** Begin Supplied data **

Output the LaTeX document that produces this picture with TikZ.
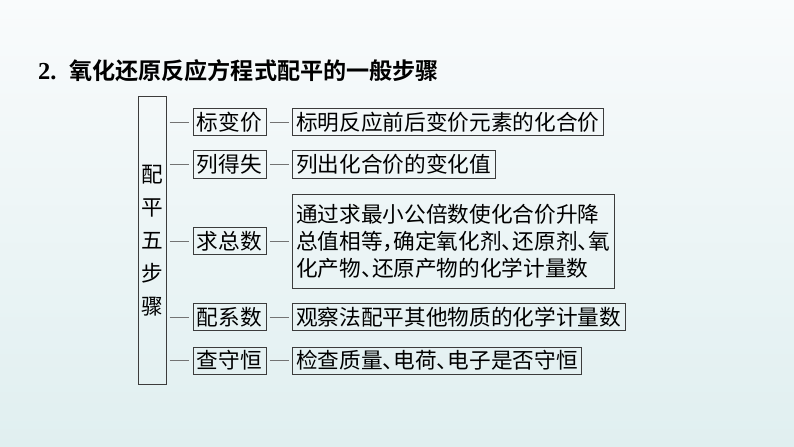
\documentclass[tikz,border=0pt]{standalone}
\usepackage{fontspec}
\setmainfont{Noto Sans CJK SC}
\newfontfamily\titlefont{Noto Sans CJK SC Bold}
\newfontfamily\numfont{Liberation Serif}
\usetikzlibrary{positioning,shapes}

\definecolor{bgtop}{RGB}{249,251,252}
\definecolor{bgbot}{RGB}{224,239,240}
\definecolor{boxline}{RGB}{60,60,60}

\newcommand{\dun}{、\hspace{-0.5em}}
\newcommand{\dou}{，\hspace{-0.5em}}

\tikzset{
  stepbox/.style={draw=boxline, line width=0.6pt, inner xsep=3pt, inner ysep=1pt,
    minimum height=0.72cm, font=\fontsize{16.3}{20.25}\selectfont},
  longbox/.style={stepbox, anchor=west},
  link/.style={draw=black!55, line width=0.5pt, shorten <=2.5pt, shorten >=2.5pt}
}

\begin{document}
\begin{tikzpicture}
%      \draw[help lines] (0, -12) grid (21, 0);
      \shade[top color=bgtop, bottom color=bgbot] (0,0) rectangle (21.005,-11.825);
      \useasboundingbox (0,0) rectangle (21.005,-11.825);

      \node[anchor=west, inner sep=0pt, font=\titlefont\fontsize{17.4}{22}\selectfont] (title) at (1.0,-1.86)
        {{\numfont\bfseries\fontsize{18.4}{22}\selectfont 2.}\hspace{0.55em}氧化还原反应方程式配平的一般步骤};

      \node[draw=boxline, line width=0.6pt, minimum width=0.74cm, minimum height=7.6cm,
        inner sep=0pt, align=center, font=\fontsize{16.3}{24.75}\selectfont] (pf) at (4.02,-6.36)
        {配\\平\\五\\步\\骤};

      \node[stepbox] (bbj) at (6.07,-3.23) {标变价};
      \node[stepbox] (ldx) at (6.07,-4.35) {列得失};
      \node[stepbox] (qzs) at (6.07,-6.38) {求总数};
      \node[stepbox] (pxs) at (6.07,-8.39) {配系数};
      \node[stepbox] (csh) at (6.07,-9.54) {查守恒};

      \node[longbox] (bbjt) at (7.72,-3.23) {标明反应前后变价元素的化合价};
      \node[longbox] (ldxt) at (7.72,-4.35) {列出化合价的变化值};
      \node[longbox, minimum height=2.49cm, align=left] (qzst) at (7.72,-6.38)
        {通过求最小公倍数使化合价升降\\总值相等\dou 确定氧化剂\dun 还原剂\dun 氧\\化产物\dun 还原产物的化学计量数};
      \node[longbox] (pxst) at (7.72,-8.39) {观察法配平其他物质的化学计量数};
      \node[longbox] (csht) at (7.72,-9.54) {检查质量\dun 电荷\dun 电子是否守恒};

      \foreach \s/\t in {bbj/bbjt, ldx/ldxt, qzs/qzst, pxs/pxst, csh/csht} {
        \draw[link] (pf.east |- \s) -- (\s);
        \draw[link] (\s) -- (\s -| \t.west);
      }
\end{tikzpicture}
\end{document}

** End Supplied data **
** Begin Supplied data **

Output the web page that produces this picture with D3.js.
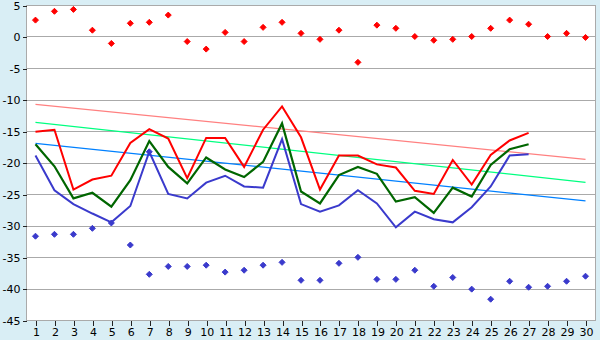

** End Supplied data **
** Begin Supplied data **

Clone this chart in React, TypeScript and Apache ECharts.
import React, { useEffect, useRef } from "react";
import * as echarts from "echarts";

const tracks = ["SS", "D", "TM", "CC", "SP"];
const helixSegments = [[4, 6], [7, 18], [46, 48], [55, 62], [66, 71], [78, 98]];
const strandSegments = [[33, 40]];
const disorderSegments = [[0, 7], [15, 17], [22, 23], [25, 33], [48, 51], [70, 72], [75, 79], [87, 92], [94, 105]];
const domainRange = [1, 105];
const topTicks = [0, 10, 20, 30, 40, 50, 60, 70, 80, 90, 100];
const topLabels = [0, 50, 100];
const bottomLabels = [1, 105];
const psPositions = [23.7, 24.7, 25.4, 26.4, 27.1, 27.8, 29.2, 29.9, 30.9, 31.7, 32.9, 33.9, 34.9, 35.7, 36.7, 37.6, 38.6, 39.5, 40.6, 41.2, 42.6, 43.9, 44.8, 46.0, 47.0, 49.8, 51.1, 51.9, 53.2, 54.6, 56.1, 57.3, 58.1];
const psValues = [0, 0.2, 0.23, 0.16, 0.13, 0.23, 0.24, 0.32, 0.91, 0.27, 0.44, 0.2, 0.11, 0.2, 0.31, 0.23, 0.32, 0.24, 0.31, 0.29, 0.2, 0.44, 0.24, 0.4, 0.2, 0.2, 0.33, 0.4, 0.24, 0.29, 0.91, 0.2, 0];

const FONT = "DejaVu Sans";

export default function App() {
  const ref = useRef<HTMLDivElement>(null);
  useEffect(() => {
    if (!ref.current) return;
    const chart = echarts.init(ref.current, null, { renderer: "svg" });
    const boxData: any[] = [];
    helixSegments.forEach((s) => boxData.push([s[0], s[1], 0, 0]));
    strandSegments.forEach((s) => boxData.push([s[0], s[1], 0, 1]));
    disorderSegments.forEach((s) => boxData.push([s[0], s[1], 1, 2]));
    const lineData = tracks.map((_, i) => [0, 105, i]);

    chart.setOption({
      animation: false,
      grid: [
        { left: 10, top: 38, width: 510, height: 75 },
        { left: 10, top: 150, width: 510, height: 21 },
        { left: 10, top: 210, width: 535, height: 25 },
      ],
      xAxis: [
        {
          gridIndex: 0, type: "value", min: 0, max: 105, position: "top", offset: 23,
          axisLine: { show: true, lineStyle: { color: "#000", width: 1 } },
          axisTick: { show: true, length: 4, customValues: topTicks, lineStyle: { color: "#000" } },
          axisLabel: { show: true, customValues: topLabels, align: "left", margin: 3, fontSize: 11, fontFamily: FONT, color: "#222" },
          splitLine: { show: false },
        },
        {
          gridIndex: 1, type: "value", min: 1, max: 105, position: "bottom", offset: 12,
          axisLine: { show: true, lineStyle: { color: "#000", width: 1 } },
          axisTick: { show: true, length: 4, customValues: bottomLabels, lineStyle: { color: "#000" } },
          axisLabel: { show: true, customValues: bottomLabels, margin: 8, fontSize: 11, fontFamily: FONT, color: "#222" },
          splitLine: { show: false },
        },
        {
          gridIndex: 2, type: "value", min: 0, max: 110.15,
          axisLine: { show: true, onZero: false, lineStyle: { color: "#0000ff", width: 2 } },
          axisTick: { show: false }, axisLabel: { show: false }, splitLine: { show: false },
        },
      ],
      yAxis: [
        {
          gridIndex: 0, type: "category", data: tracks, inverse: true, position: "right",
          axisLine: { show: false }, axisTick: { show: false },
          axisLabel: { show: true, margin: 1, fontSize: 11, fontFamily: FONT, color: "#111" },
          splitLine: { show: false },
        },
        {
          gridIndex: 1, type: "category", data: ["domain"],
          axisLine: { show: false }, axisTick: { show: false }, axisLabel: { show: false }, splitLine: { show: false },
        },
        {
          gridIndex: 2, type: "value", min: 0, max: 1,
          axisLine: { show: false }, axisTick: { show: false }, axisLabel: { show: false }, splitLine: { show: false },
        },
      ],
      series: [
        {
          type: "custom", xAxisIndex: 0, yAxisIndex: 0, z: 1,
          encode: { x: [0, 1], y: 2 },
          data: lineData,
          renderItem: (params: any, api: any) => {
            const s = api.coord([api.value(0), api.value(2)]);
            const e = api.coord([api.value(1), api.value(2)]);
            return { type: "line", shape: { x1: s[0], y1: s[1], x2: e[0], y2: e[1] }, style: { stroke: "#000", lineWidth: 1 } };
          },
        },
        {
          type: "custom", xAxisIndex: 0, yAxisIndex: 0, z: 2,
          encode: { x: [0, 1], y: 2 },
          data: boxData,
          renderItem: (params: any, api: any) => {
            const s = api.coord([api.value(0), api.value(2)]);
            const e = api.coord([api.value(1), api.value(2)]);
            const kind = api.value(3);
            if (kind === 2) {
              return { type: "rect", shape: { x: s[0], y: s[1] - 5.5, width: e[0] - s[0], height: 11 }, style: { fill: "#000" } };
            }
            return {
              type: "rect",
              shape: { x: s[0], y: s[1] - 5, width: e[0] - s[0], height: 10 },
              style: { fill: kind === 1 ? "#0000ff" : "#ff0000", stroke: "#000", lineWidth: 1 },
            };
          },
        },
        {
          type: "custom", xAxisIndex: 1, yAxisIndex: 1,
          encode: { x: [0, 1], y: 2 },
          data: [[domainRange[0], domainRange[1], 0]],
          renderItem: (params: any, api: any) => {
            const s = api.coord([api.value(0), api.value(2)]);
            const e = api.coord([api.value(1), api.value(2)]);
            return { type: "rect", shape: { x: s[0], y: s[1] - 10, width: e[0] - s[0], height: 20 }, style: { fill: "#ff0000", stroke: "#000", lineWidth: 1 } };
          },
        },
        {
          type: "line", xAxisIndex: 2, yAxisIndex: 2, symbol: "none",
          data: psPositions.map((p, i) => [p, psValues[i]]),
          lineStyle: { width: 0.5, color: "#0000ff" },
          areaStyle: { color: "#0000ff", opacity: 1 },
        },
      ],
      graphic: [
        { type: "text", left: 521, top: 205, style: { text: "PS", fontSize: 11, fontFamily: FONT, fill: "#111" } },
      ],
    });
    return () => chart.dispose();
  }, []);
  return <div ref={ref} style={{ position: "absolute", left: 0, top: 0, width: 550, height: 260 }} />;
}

** End Supplied data **

> _Task goal_: Leaving the pictures out, write out exactly the lines from the line containing "Output the LaTeX" through the line containing "(csh) at (6.07,-9.54)", both included.

> _Answer to this exercise_:
Output the LaTeX document that produces this picture with TikZ.
\documentclass[tikz,border=0pt]{standalone}
\usepackage{fontspec}
\setmainfont{Noto Sans CJK SC}
\newfontfamily\titlefont{Noto Sans CJK SC Bold}
\newfontfamily\numfont{Liberation Serif}
\usetikzlibrary{positioning,shapes}

\definecolor{bgtop}{RGB}{249,251,252}
\definecolor{bgbot}{RGB}{224,239,240}
\definecolor{boxline}{RGB}{60,60,60}

\newcommand{\dun}{、\hspace{-0.5em}}
\newcommand{\dou}{，\hspace{-0.5em}}

\tikzset{
  stepbox/.style={draw=boxline, line width=0.6pt, inner xsep=3pt, inner ysep=1pt,
    minimum height=0.72cm, font=\fontsize{16.3}{20.25}\selectfont},
  longbox/.style={stepbox, anchor=west},
  link/.style={draw=black!55, line width=0.5pt, shorten <=2.5pt, shorten >=2.5pt}
}

\begin{document}
\begin{tikzpicture}
%      \draw[help lines] (0, -12) grid (21, 0);
      \shade[top color=bgtop, bottom color=bgbot] (0,0) rectangle (21.005,-11.825);
      \useasboundingbox (0,0) rectangle (21.005,-11.825);

      \node[anchor=west, inner sep=0pt, font=\titlefont\fontsize{17.4}{22}\selectfont] (title) at (1.0,-1.86)
        {{\numfont\bfseries\fontsize{18.4}{22}\selectfont 2.}\hspace{0.55em}氧化还原反应方程式配平的一般步骤};

      \node[draw=boxline, line width=0.6pt, minimum width=0.74cm, minimum height=7.6cm,
        inner sep=0pt, align=center, font=\fontsize{16.3}{24.75}\selectfont] (pf) at (4.02,-6.36)
        {配\\平\\五\\步\\骤};

      \node[stepbox] (bbj) at (6.07,-3.23) {标变价};
      \node[stepbox] (ldx) at (6.07,-4.35) {列得失};
      \node[stepbox] (qzs) at (6.07,-6.38) {求总数};
      \node[stepbox] (pxs) at (6.07,-8.39) {配系数};
      \node[stepbox] (csh) at (6.07,-9.54) {查守恒};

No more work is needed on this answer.